Given exercise: Give back exactly the lines from the beginning of the listing below to the line holding "CJK SC', 'Noto", both ends included; the pictures stay out.

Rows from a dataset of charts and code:
--------------------------------------------------

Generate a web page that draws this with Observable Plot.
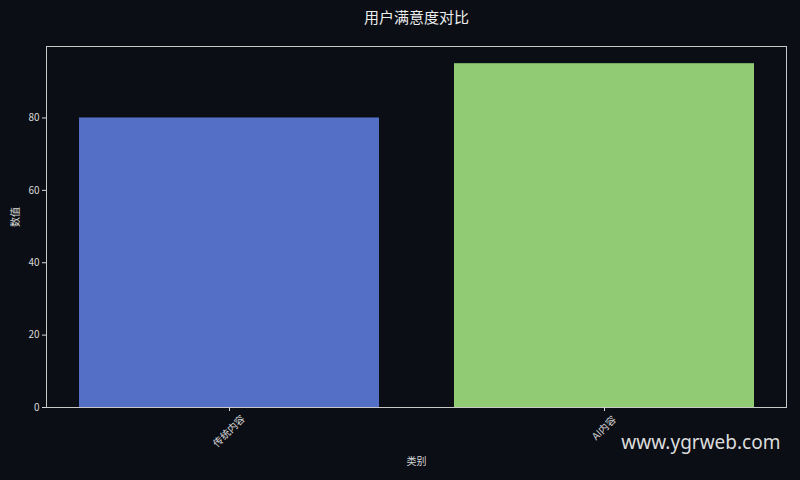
<!DOCTYPE html>
<html>
<head>
<meta charset="utf-8">
<script src="https://cdn.jsdelivr.net/npm/d3@7"></script>
<script src="https://cdn.jsdelivr.net/npm/@observablehq/plot@0.6"></script>
<style>
  html, body { margin: 0; padding: 0; background: #0b0e14; }
  #chart { width: 800px; height: 480px; }
</style>
</head>
<body>
<div id="chart"></div>
<script>
const categories = ["传统内容", "AI内容"];
const values = [80, 95];
const colors = ["#5470c6", "#91cc75"];
const yTicks = [0, 20, 40, 60, 80];
const title = "用户满意度对比";
const xLabel = "类别";
const yLabel = "数值";
const watermark = "www.ygrweb.com";

const data = categories.map((c, i) => ({category: c, value: values[i], color: colors[i]}));
const font = "'Noto Sans CJK SC', 'Noto Sans', 'DejaVu Sans', sans-serif";

const chart = Plot.plot({
  width: 800,
  height: 480,
  marginTop: 46,
  marginBottom: 73,
  marginLeft: 46,
  marginRight: 14,
  style: {background: "#0b0e14", color: "#d8d8d8", fontFamily: font, fontSize: "10px"},
  x: {type: "band", domain: categories, paddingInner: 0.2, paddingOuter: 0.085, align: 0.5},
  y: {domain: [0, 99.75]},
  marks: [
    Plot.barY(data, {x: "category", y: "value", fill: "color"}),
    Plot.frame({stroke: "#c8c8c8", strokeWidth: 1}),
    Plot.axisY({ticks: yTicks, tickSize: 4, tickPadding: 3, label: null, fontSize: 10}),
    Plot.axisX({ticks: categories, tickSize: 4, tickFormat: () => "", label: null}),
    Plot.text([yLabel], {frameAnchor: "left", dx: -31, rotate: -90, text: d => d, fontSize: 10, fill: "#d8d8d8"}),
    Plot.text([xLabel], {frameAnchor: "bottom", dy: 57, text: d => d, fontSize: 10, fill: "#d8d8d8"}),
    Plot.text([data[0]], {x: "category", frameAnchor: "bottom", dy: 26, dx: 2, rotate: -45, text: "category", fontSize: 10, fill: "#d8d8d8"}),
    Plot.text([data[1]], {x: "category", frameAnchor: "bottom", dy: 23, dx: 2, rotate: -45, text: "category", fontSize: 10, fill: "#d8d8d8"}),
    Plot.text([title], {frameAnchor: "top", text: d => d, fontSize: 15, fill: "#ececec", lineAnchor: "middle", dy: -28}),
    Plot.text([watermark], {frameAnchor: "bottom-right", dx: -6, dy: 41, textAnchor: "end", text: d => d, fontSize: 19, fill: "#dcdcdc", fontFamily: "'Noto Sans', 'Open Sans', sans-serif"})
  ]
});
document.getElementById("chart").appendChild(chart);
</script>
</body>
</html>
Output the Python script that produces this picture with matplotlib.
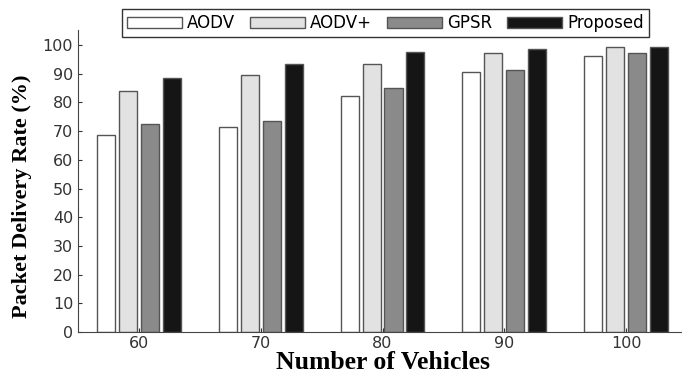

--------------------------------------------------

Full response:
Generate a web page that draws this with Observable Plot.
<!DOCTYPE html>
<html>
<head>
<meta charset="utf-8">
<script src="https://cdn.jsdelivr.net/npm/d3@7"></script>
<script src="https://cdn.jsdelivr.net/npm/@observablehq/plot@0.6"></script>
<style>
  html, body { margin: 0; padding: 0; background: #0b0e14; }
  #chart { width: 800px; height: 480px; }
</style>
</head>
<body>
<div id="chart"></div>
<script>
const categories = ["传统内容", "AI内容"];
const values = [80, 95];
const colors = ["#5470c6", "#91cc75"];
const yTicks = [0, 20, 40, 60, 80];
const title = "用户满意度对比";
const xLabel = "类别";
const yLabel = "数值";
const watermark = "www.ygrweb.com";

const data = categories.map((c, i) => ({category: c, value: values[i], color: colors[i]}));
const font = "'Noto Sans CJK SC', 'Noto Sans', 'DejaVu Sans', sans-serif";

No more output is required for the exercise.